UK construction slips to near 3-year low but confidence rises - PMI

General view of apartments near Wandsworth Bridge in London

By William Schomberg

LONDON (Reuters) - Britain's construction sector had its worst month in almost three years in January as rising borrowing costs hit house-building hard but builders turned more confident about the outlook for 2023, a survey showed on Monday.

The S&P Global/CIPS Purchasing Managers' Index (PMI) for the construction sector dropped to 48.4 from 48.8 in December, hitting its lowest level since May 2020.

Britain's construction sector lost its momentum during the second half of 2022 in the face of higher interest rates. The Bank of England last week raised borrowing costs to 4%, their highest since 2008, in an attempt to tackle the surge in inflation.

Monday's survey showed a sharp fall in house-building while civil engineering work and commercial projects also declined.

But the construction PMI's gauge of business expectations bounced back to its highest since July last year after touching its lowest level since May 2020 in December.
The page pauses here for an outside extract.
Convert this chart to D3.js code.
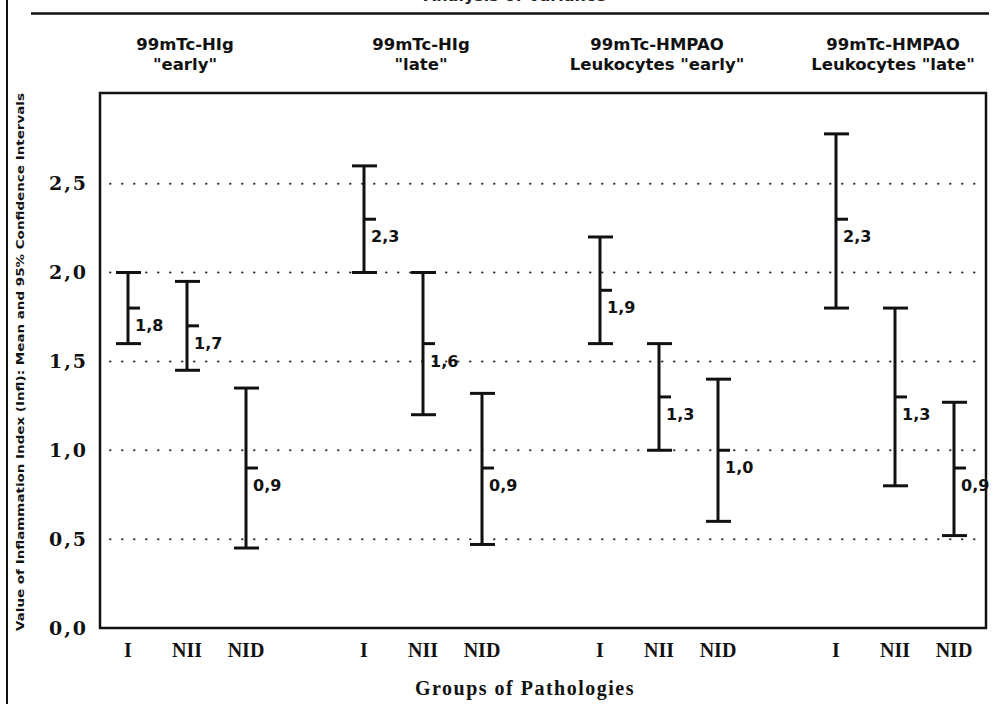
<!DOCTYPE html>
<html>
<head>
<meta charset="utf-8">
<script src="https://cdn.jsdelivr.net/npm/d3@7"></script>
<style>
  body { margin: 0; background: #fff; }
  svg { display: block; }
</style>
</head>
<body>
<div id="container"></div>
<script>
// data
var groupLine1 = ["99mTc-HIg", "99mTc-HIg", "99mTc-HMPAO", "99mTc-HMPAO"]
var groupLine2 = ['"early"', '"late"', 'Leukocytes "early"', 'Leukocytes "late"']
var pathologies = ["I", "NII", "NID"]
var means = [[1.8, 1.7, 0.9], [2.3, 1.6, 0.9], [1.9, 1.3, 1.0], [2.3, 1.3, 0.9]]
var upper = [[2.0, 1.95, 1.35], [2.6, 2.0, 1.32], [2.2, 1.6, 1.4], [2.78, 1.8, 1.27]]
var lower = [[1.6, 1.45, 0.45], [2.0, 1.2, 0.47], [1.6, 1.0, 0.6], [1.8, 0.8, 0.52]]
var yTicks = [0, 0.5, 1.0, 1.5, 2.0, 2.5]
var gridValues = [0.5, 1.0, 1.5, 2.0, 2.5]

var width = 1004
var height = 704
var frame = { left: 100, top: 93, right: 986, bottom: 628 }

var locale = d3.formatLocale({ decimal: ",", thousands: ".", grouping: [3], currency: ["", ""] })
var fmt = locale.format(".1f")

var svg = d3.select("#container")
  .append("svg")
  .attr("width", width)
  .attr("height", height)

var y = d3.scaleLinear()
  .domain([0, 3.01])
  .range([frame.bottom, frame.top])

var groupIds = d3.range(groupLine1.length)
var xGroup = d3.scaleBand()
  .domain(groupIds)
  .range([69, 1013])
  .padding(0)

var xInner = d3.scalePoint()
  .domain(pathologies)
  .range([-59, 59])

function xPos(g, p) {
  return xGroup(g) + xGroup.bandwidth() / 2 + xInner(p)
}

// flatten for drawing
var rows = []
groupIds.forEach(function(g) {
  pathologies.forEach(function(p, i) {
    rows.push({ g: g, p: p, mean: means[g][i], lo: lower[g][i], hi: upper[g][i] })
  })
})

// page decorations: left border, title (cut by the page edge), top rule
svg.append("line")
  .attr("x1", 7).attr("x2", 7).attr("y1", 0).attr("y2", height)
  .attr("stroke", "#111").attr("stroke-width", 2)

svg.append("text")
  .attr("x", 515).attr("y", 1)
  .attr("text-anchor", "middle")
  .style("font-family", "DejaVu Sans").style("font-weight", "bold").style("font-size", "16px")
  .style("fill", "#222")
  .text("Analysis of Variance")

svg.append("line")
  .attr("x1", 31).attr("x2", 989).attr("y1", 13.5).attr("y2", 13.5)
  .attr("stroke", "#111").attr("stroke-width", 2.5)

// group titles
var titles = svg.append("g")
  .selectAll("text")
  .data(groupIds)
  .enter()
  .append("text")
  .attr("text-anchor", "middle")
  .style("font-family", "DejaVu Sans").style("font-weight", "bold").style("font-size", "16.5px")
  .style("fill", "#111")
titles.append("tspan")
  .attr("x", (d) => xGroup(d) + xGroup.bandwidth() / 2 - 2)
  .attr("y", 50)
  .text((d) => groupLine1[d])
titles.append("tspan")
  .attr("x", (d) => xGroup(d) + xGroup.bandwidth() / 2 - 2)
  .attr("y", 70)
  .text((d) => groupLine2[d])

// dotted grid
svg.append("g")
  .selectAll("line")
  .data(gridValues)
  .enter()
  .append("line")
  .attr("x1", 110).attr("x2", frame.right)
  .attr("y1", (d) => y(d)).attr("y2", (d) => y(d))
  .attr("stroke", "#333")
  .attr("stroke-width", 2)
  .attr("stroke-linecap", "round")
  .attr("stroke-dasharray", "0.5,11.5")

// frame
svg.append("rect")
  .attr("x", frame.left).attr("y", frame.top)
  .attr("width", frame.right - frame.left)
  .attr("height", frame.bottom - frame.top)
  .attr("fill", "none")
  .attr("stroke", "#111")
  .attr("stroke-width", 2.5)

// y axis ticks
var yAxis = svg.append("g")
  .attr("transform", "translate(" + frame.left + ",0)")
  .call(d3.axisLeft(y).tickValues(yTicks).tickSize(0).tickPadding(12).tickFormat(fmt))
yAxis.select(".domain").remove()
yAxis.selectAll("text")
  .style("font-family", "DejaVu Serif").style("font-weight", "bold").style("font-size", "19px")
  .style("letter-spacing", "2px")
  .style("fill", "#111")

// y title
svg.append("text")
  .attr("transform", "translate(24," + 362 + ") rotate(-90)")
  .attr("text-anchor", "middle")
  .attr("textLength", 538)
  .attr("lengthAdjust", "spacingAndGlyphs")
  .style("font-family", "DejaVu Sans").style("font-weight", "bold").style("font-size", "11px")
  .style("fill", "#111")
  .text("Value of Inflammation Index (Infl): Mean and 95% Confidence Intervals")

// x tick labels
svg.append("g")
  .selectAll("text")
  .data(rows)
  .enter()
  .append("text")
  .attr("x", (d) => xPos(d.g, d.p))
  .attr("y", 657)
  .attr("text-anchor", "middle")
  .style("font-family", "Liberation Serif").style("font-weight", "bold").style("font-size", "20px")
  .style("fill", "#111")
  .text((d) => d.p)

svg.append("text")
  .attr("x", 525).attr("y", 695)
  .attr("text-anchor", "middle")
  .style("font-family", "Liberation Serif").style("font-weight", "bold").style("font-size", "20px")
  .style("letter-spacing", "1.5px")
  .style("fill", "#111")
  .text("Groups of Pathologies")

// error bars
var bars = svg.append("g")
  .selectAll("g")
  .data(rows)
  .enter()
  .append("g")
  .attr("stroke", "#111")
  .attr("stroke-width", 3)

bars.append("line")
  .attr("x1", (d) => xPos(d.g, d.p)).attr("x2", (d) => xPos(d.g, d.p))
  .attr("y1", (d) => y(d.hi)).attr("y2", (d) => y(d.lo))
bars.append("line")
  .attr("x1", (d) => xPos(d.g, d.p) - 12).attr("x2", (d) => xPos(d.g, d.p) + 13)
  .attr("y1", (d) => y(d.hi)).attr("y2", (d) => y(d.hi))
bars.append("line")
  .attr("x1", (d) => xPos(d.g, d.p) - 12).attr("x2", (d) => xPos(d.g, d.p) + 13)
  .attr("y1", (d) => y(d.lo)).attr("y2", (d) => y(d.lo))
bars.append("line")
  .attr("x1", (d) => xPos(d.g, d.p)).attr("x2", (d) => xPos(d.g, d.p) + 12)
  .attr("y1", (d) => y(d.mean)).attr("y2", (d) => y(d.mean))

// mean labels
svg.append("g")
  .selectAll("text")
  .data(rows)
  .enter()
  .append("text")
  .attr("x", (d) => xPos(d.g, d.p) + 7)
  .attr("y", (d) => y(d.mean) + 23)
  .style("font-family", "DejaVu Sans").style("font-weight", "bold").style("font-size", "16px")
  .style("fill", "#111")
  .text((d) => fmt(d.mean))
</script>
</body>
</html>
Tim Moore, economics director at S&P Global Market Intelligence, said some firms saw concrete signs of a turnaround in new sales enquiries at the start of 2023.

"Other construction companies simply noted gradual improvements in the general economic outlook and hoped that confidence would return at a later stage this year," he said.

A measure of input cost inflation edged up slightly from December's two-year low, but the new orders gauge was up only fractionally from December's two-and-a-half year low.

S&P Global's all-sector PMI - which includes services and manufacturing data released last week as well as Monday's construction number - slipped to 48.5 in January from 49.0 in December, its second-lowest reading in two years.